Although many of you out there in judgmental land may think of jockeys as short people with high squeaky voices or just plain animal cruelest who whip horses, you are sorely mistaken. Each race, these super dare-devil athletes, high on a natural adrenaline that Barry Bonds had to have artificially injected, race on 1,000 pound animals moving 40 miles per hour.

Sometimes, they even fall off, many times only to get right back up. Hell, I remember falling off my bike once in a soft dewy meadow and crying for three days. On top of that, these guys are jacked. Many lift multiple times their own body weight and have literally no body fat. No seriously, they starve themselves to make weight. Yes, it’s a grueling profession and yes this show is attempting to make them look cool.

But at the end of the day, no one can respect someone whose voice sounds like Alfalfa from the “Little Rascals.”

3. More Drunken Stupidity

And lightning has struck twice with horse racing. Although this is more related to drunks than anything else. Each year, the Preakness Stakes is run two weeks after the Kentucky Derby as the second leg in the Triple Crown.
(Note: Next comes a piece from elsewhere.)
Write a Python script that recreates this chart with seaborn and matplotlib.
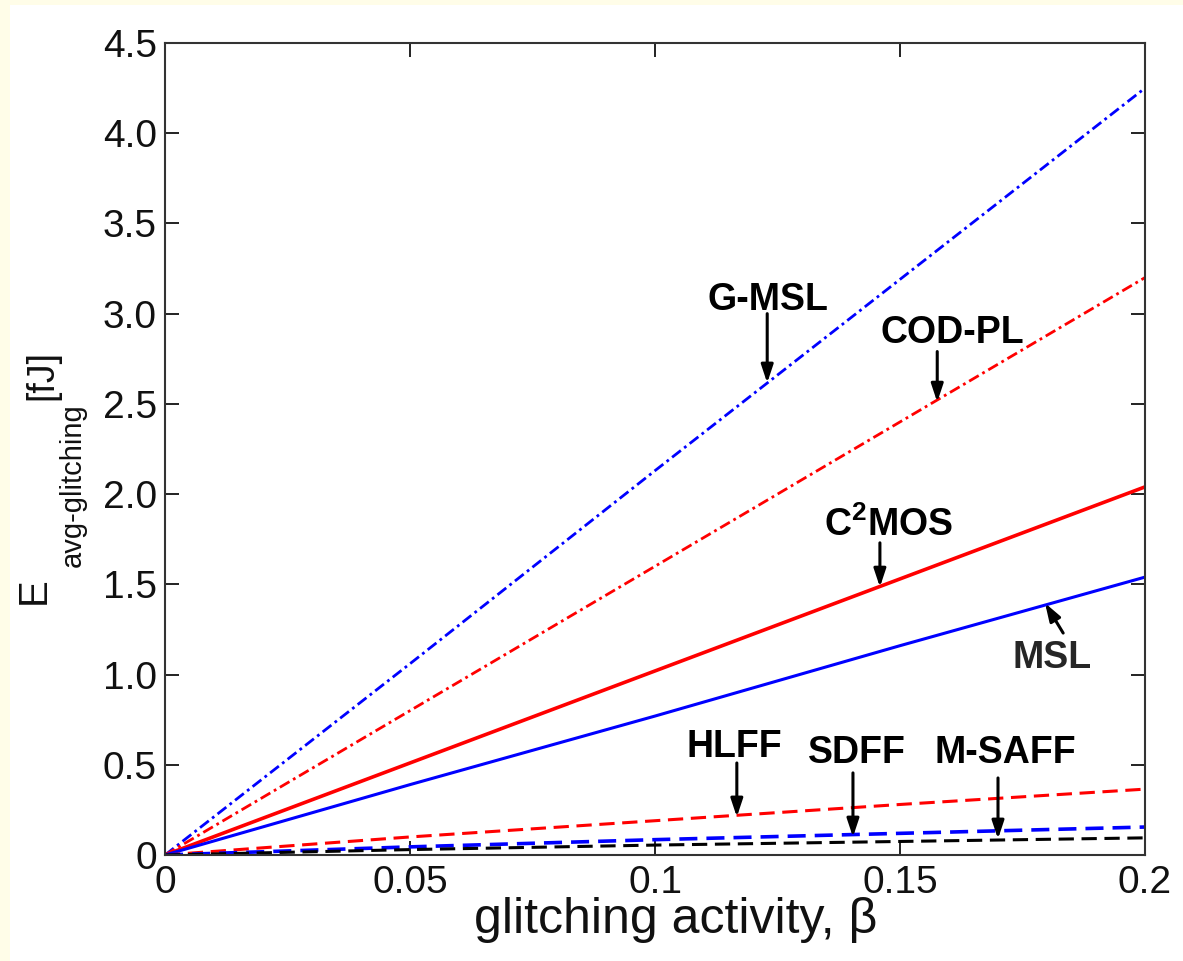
import matplotlib
matplotlib.use("Agg")
import matplotlib.pyplot as plt
import seaborn as sns
import pandas as pd
from matplotlib.patches import Rectangle

beta = [0.0, 0.05, 0.1, 0.15, 0.2]
g_msl = [0.0, 1.06, 2.13, 3.19, 4.25]
cod_pl = [0.0, 0.80, 1.60, 2.40, 3.20]
c2mos = [0.0, 0.51, 1.02, 1.53, 2.04]
msl = [0.0, 0.39, 0.77, 1.16, 1.54]
hlff = [0.0, 0.10, 0.19, 0.28, 0.365]
sdff = [0.0, 0.045, 0.085, 0.12, 0.155]
m_saff = [0.0, 0.03, 0.055, 0.075, 0.095]

xticks = [0, 0.05, 0.1, 0.15, 0.2]
xticklabels = ["0", "0.05", "0.1", "0.15", "0.2"]
yticks = [0, 0.5, 1.0, 1.5, 2.0, 2.5, 3.0, 3.5, 4.0, 4.5]
yticklabels = ["0", "0.5", "1.0", "1.5", "2.0", "2.5", "3.0", "3.5", "4.0", "4.5"]

series = {
    "G-MSL": (g_msl, "#0000ff", (0, (4, 1.5, 1, 1.5)), 2.0),
    "COD-PL": (cod_pl, "#ff0000", (0, (4, 1.5, 1, 1.5)), 2.0),
    "C2MOS": (c2mos, "#ff0000", "-", 2.6),
    "MSL": (msl, "#0000ff", "-", 2.2),
    "HLFF": (hlff, "#ff0000", (0, (5, 2.5)), 2.2),
    "SDFF": (sdff, "#0000ff", (0, (5, 2.5)), 2.6),
    "M-SAFF": (m_saff, "#000000", (0, (5, 2.5)), 2.2),
}

sns.set_theme(style="ticks")
plt.rcParams['font.family'] = ['Liberation Sans', 'DejaVu Sans']
plt.rcParams['mathtext.fontset'] = 'custom'
plt.rcParams['mathtext.rm'] = 'Liberation Sans'
plt.rcParams['mathtext.it'] = 'Liberation Sans'
plt.rcParams['mathtext.bf'] = 'Liberation Sans:bold'

W, H = 1183, 961
fig = plt.figure(figsize=(W/100, H/100), dpi=100, facecolor="white")
fig.patches.append(Rectangle((0, 0.995), 1, 0.005, transform=fig.transFigure,
                             facecolor="#fffde8", edgecolor="none", zorder=-1))
fig.patches.append(Rectangle((0, 0), 0.0085, 1, transform=fig.transFigure,
                             facecolor="#fffde8", edgecolor="none", zorder=-1))
ax = fig.add_axes([165/W, 1-855/H, (1145-165)/W, (855-43)/H])

for name, (vals, color, ls, lw) in series.items():
    df = pd.DataFrame({"beta": beta, "E": vals})
    sns.lineplot(data=df, x="beta", y="E", ax=ax, color=color, linestyle=ls,
                 linewidth=lw, legend=False)

ax.set_xlim(0, 0.2)
ax.set_ylim(0, 4.5)
ax.set_xticks(xticks)
ax.set_xticklabels(xticklabels)
ax.set_yticks(yticks)
ax.set_yticklabels(yticklabels)
ax.tick_params(direction="in", length=10, width=1.3, labelsize=28, colors="#111111",
               top=True, right=True)
ax.tick_params(axis="y", pad=6)
ax.tick_params(axis="x", pad=7)
for sp in ax.spines.values():
    sp.set_linewidth(1.5)
    sp.set_color("#333333")
    sp.set_visible(True)

ax.set_xlabel("glitching activity, β", fontsize=36, labelpad=-2, color="#111111")
ax.xaxis.set_label_coords(0.521, -0.052)
ax.set_ylabel("")

# y-axis label built from pieces: E, subscript, unit
lkw = dict(rotation=90, rotation_mode="anchor", va="baseline", color="#111111")
fig.text(45/W, 1-591/H, "E", fontsize=29, ha="center", **lkw)
fig.text(81/W, 1-567/H, "avg-glitching", fontsize=21, ha="left", **lkw)
fig.text(52/W, 1-400/H, "[fJ]", fontsize=27, ha="left", **lkw)

arrow = dict(arrowstyle="-|>,head_length=0.9,head_width=0.3", color="black", lw=2.2,
             shrinkA=0, shrinkB=0)
tkw = dict(fontsize=27, fontweight="bold", ha="center", va="baseline", color="black")

ax.text(0.1231, 3.02, "G-MSL", **tkw)
ax.annotate("", xy=(0.1229, 2.616), xytext=(0.1229, 3.00), arrowprops=arrow)
ax.text(0.1606, 2.84, "COD-PL", **tkw)
ax.annotate("", xy=(0.1576, 2.51), xytext=(0.1576, 2.79), arrowprops=arrow)
ax.text(0.1476, 1.77, r"C$^{\mathbf{2}}$MOS", **tkw)
ax.annotate("", xy=(0.1459, 1.485), xytext=(0.1459, 1.73), arrowprops=arrow)
ax.text(0.1810, 1.092, "MSL", fontsize=27, fontweight="bold", ha="center", va="center")
ax.annotate("", xy=(0.1796, 1.396), xytext=(0.1833, 1.23), arrowprops=arrow)
ax.text(0.1161, 0.543, "HLFF", **tkw)
ax.annotate("", xy=(0.1167, 0.211), xytext=(0.1167, 0.51), arrowprops=arrow)
ax.text(0.1412, 0.510, "SDFF", **tkw)
ax.annotate("", xy=(0.1404, 0.100), xytext=(0.1404, 0.455), arrowprops=arrow)
ax.text(0.1714, 0.510, "M-SAFF", **tkw)
ax.annotate("", xy=(0.1700, 0.089), xytext=(0.1700, 0.427), arrowprops=arrow)

fig.savefig("out.png", dpi=100, facecolor=fig.get_facecolor())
And each year, the Pimlico infield — a place where fans watch the Preakness — is filled with drunken fools who look to just have a good time while watching a Derby winner go for history.
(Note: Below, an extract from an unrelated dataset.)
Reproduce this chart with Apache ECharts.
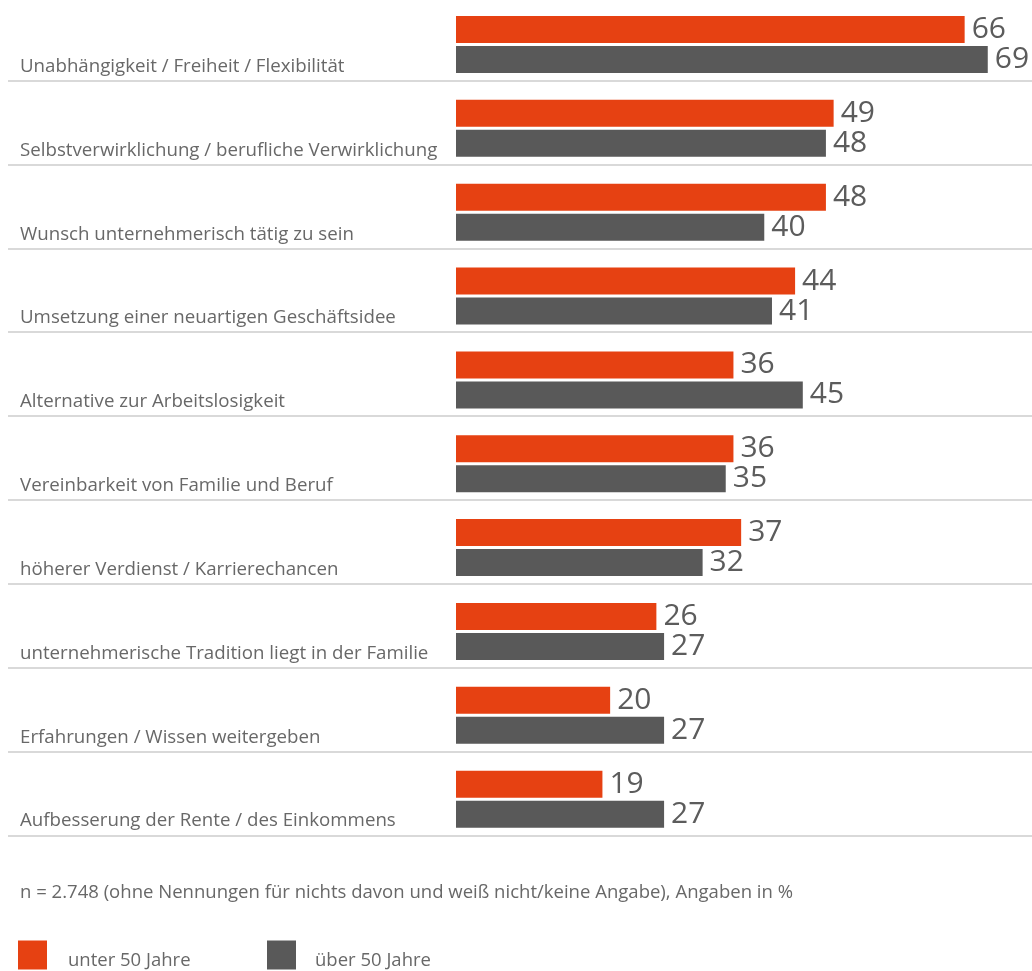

But last year some fans had a little too fun and ruined the celebration for the rest of them. A drunken — duh — man attempted to jump from one port-o-potty to another.

The only problem being this one fan stumbled and fell to the ground. For his efforts, fans threw beer cans at the passed out — and possibly disheveled- man.

As punishment for this act, fans can no longer bring in their own beer for the event and will be charged $3.50 for a 16 ounce can. What a steal! At the Kentucky Derby, not only can we not bring in our own beer, but it costs $7 for a 12 ounce bottle. I guess Marylanders must have a stornger passion for their beer. That, or they are just cheap.

In Kentucky, we slam down $8 Mint Juleps filled with bourbon to really get our juices flowing, and we don’t even have people jumping of port-o-potie jumpers.

Just fat beer bellied rednecks whose reason for getting up each morning is to drink at Derby.